Mazinger Z is under extensive repair, but it will take a long time before the robot is completely ready to operate again. After the transfusion, Koji and the rest are waiting for Shiro to wake up, when suddenly the lights go out. The voice of the prophet is heard, announcing again the end of the world.

Looking for the source of these words, they come outside and find the ghostly character among the ruins. This time, he describes the enemy as the Great General of Darkness and his Seven Mikene Armies, and says that they will strike back. After that, Mazinger will be no more and the world will be submerged in the shadows forever. In the blink of an eye, he vanishes. When Dr. Yumi hears this, he recalls something Dr. Kabuto had told him about a long time ago, describing the same thing the prophet had told. He believes that maybe the answer could be in the notes of Koji's late grandfather.

After Mazinger's intromission, Gorgon goes down to the Mycenae underworld to inform the Great General of Darkness about the situation. He finds him upset for the loss of some of his favorite beasts, and demands to know who is responsible for it. Gorgon reports that Mazinger had stopped the attacks and that Dr. Hell had had many troubles with him in the past. The Dark General then commands General Juuma to take some monsters of his choice to Japan to annihilate the enemy, so that Mycenae can see daylight once more.

Dr. Kabuto's notes confirm what the prophet had said, the enemy has been dormant for thousands of years underground, waiting for the right moment to take over, and Yumi acknowledges that in the current conditions, Mazinger will not be able to defeat them. There is no time for hesitations since Juuma and his monsters are approaching Japan.

Koji spends a moment of solitude contemplating the pictures of his father and grandfather, and admits with tears in his eyes that even though he is scared and Mazinger is not repaired, he will do whatever it takes to succeed in this last mission, even if this means sacrificing his own life. Without him knowing, Sayaka listens to everything he says. Before leaving the Institute, he visits Shiro, who is waking up. Yumi tries to stop Koji on his way out, warning him that the transfusion has weakened him and it is not safe to fight in his state. Koji refuses to stay and leaves. In the Jet Pilder hangar, he finds Sayaka, who gives him the birthday gift Shiro was not able to give him.

Mommothos is the first to strike, but succumbs to Mazinger's breast fire.
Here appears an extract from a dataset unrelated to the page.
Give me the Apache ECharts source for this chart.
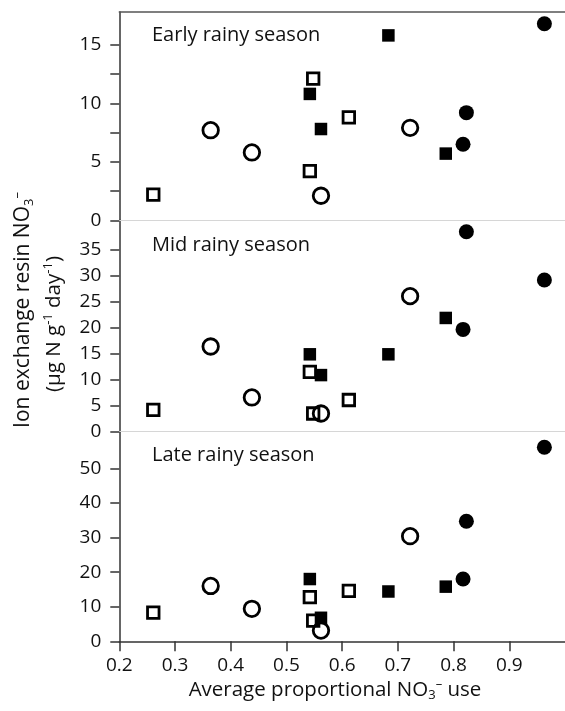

Using Jet Scrander, Koji reaches the place where the rest of the monsters are waiting for him, but is soon taken to the ground. Mazinger is now surrounded by many beasts led by Juuma. Their collective forces are more than what the robot can take at this point and Boss and Sayaka decide to help him by sending Boss Borot on a pair of Diana's missiles. By chance, Boss strikes directly on Dante, who was attacking Mazinger, and blows him into pieces. Wardam, the Insect Beast, sends him back to the Institute with a violent hit. After that, it is not long before Mazinger ends up stuck on a rock wall with a trident on its belly, badly battered.

Somewhere else, the Prophet reveals his true identity: he is Kenzo Kabuto, Koji's father, and orders Tetsuya Tsurugi to take action with his robot, Great Mazinger.

Koji is unconscious, and Shiro and Sayaka's gift, a musical box, plays on the floor of Jet Pilder. Just when Juuma is ready to finish Mazinger with his axe, it is intercepted by Great's Thunder Break. From that point on, one by one the monsters are destroyed by Tetsuya; Barungga is impaled by Mazinger Blade, Baruman is destroyed by Navel Missile, Warmdam is smashed by Atomic Punch, Orbee and Arimos are killed by Thunder Break, and Gurosten is sliced into two by Great Boomerang. Arsoth is destroyed by Mazinger, aided by Great Mazinger's Blades and the use of the Drill Missiles. The last one to die is Juuma, finished by both Mazingers' Breast Fire. Among his flaming remains, the cursing figure of the Great General of Darkness vows to come back and kill all of his enemies.

Koji and Tetsuya share a brief conversation where Tetsuya tells him that his robot is Z's brother, conceived to defeat the Seven Armies of Mikene. After this, he departs, leaving Koji wondering who could have built such a robot.